I used the completejourney dataset to process and joine transaction, product and demographic data. Key variables were leveraged for targeted data analysis.
The methodology focused on three areas to provide a recommendation to Regork leadership:
Average number of products purchased per transaction based income segment to determine most valuabe consumer segment to invest in immediately
Top products pruchased and reviewed product brands with highest sales for Regork leadership to determine where to invest for immediate revenue growth
Top 20 product most frequently purchased by income segment to create list of products for targeted promotions
Interesting Insights from Analysis
Looking at products prchused most often, Regork could identify which of those products are essential items or nice to have desirable items based on income segment. By doing this, Regork can better understand why products are in high demand and expand to similar products in the same grouping.
Implications to Consumer Based on Analysis
Consumer who are high income may notice increase in individualized marketing for products they purchase frequently. This could make them feel seen and create a deeper emotional bond with Regork. Consumers in the low income segment may notice promotions targeting essential items, which could help their savings go further and create loyalty.
Proposal to Regork CEO
This analysis shares targeted opportunities for revenue and profit growth, giving the CEO the ability to make fully infomred business decisions with immediacy.
With these new data insights on consumer purchases by income segment, Regork can:
Begin targeted marketing campaigns to generate sales on high value and essential items. These campaigns could drive foot traffic in the stores with the potential to generate additional sales on items not advertised.
Focus on product placement by verifying highly desired items are always in stock and placed in areas of high visibility or high traffic in the stores. Store layout and product placement could increase average items per transaction.
Focus on Targetd Promotional Coupons and bogo deals through digital mail, paper mail to drive customers into the store. And then offer targeted promotions at the point of sale as a last opportunity to maximize their spending or to keep them coming back.
Focus on all income segments and what drives their behavior to purhcase more. Lower income segments want deals on staple items, whereas high income segments may be drawn to shop for high value items.

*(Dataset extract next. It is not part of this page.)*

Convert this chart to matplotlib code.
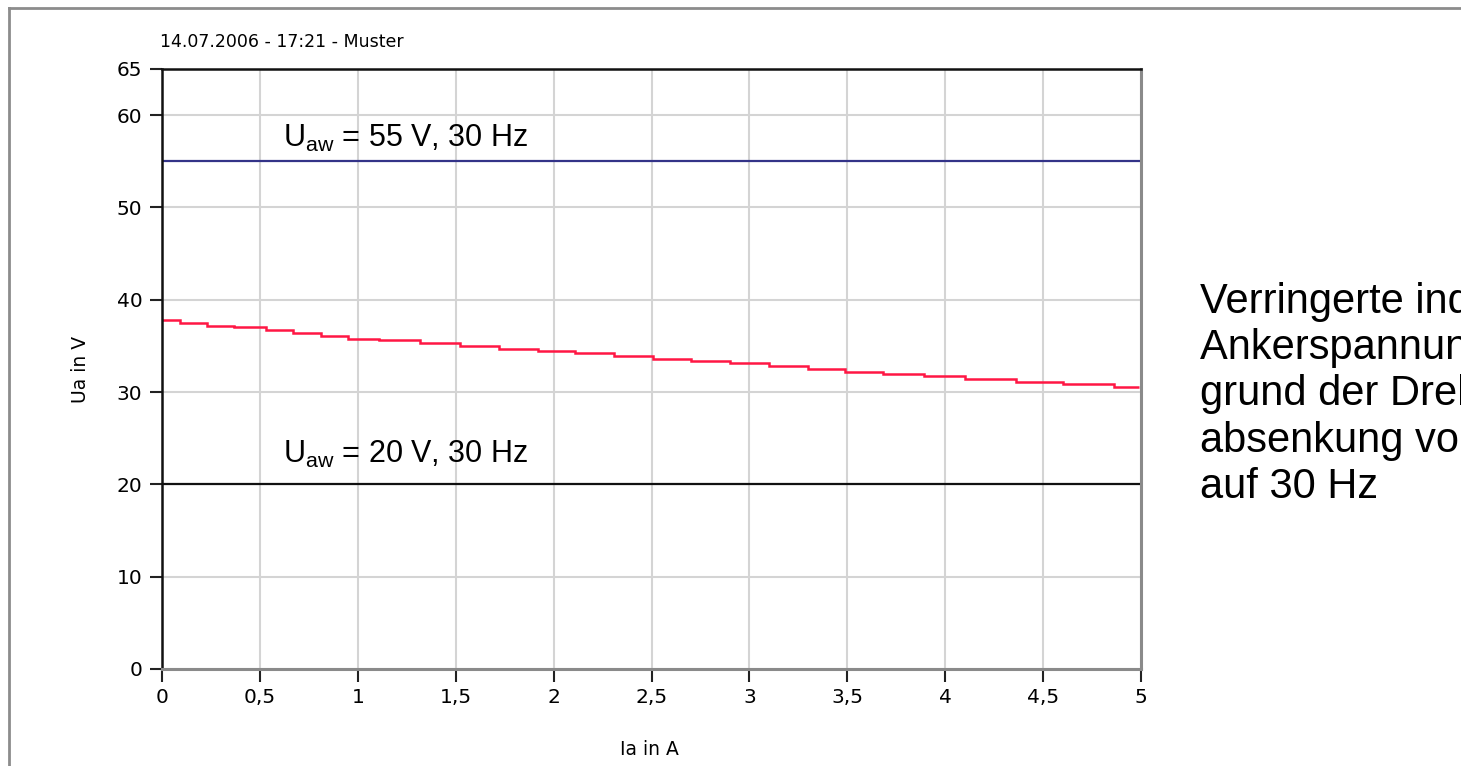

Limitations of Analysis & How it can be Improved
The data used in the analysis is stale and does not allow for real time insights based on any economic shifts. To improve this, having real time data that shows customer spending would allow Regorks to act fast to prevent negative impacts to profit margins.
The data is not segmented by store location or region, leaving less information on demographic data to understand customer behavior like product preferences by culture and spedning habits. It would be valuable to have store location data to target customer segmenets with marketing campaigns to grow the Regork national footprint.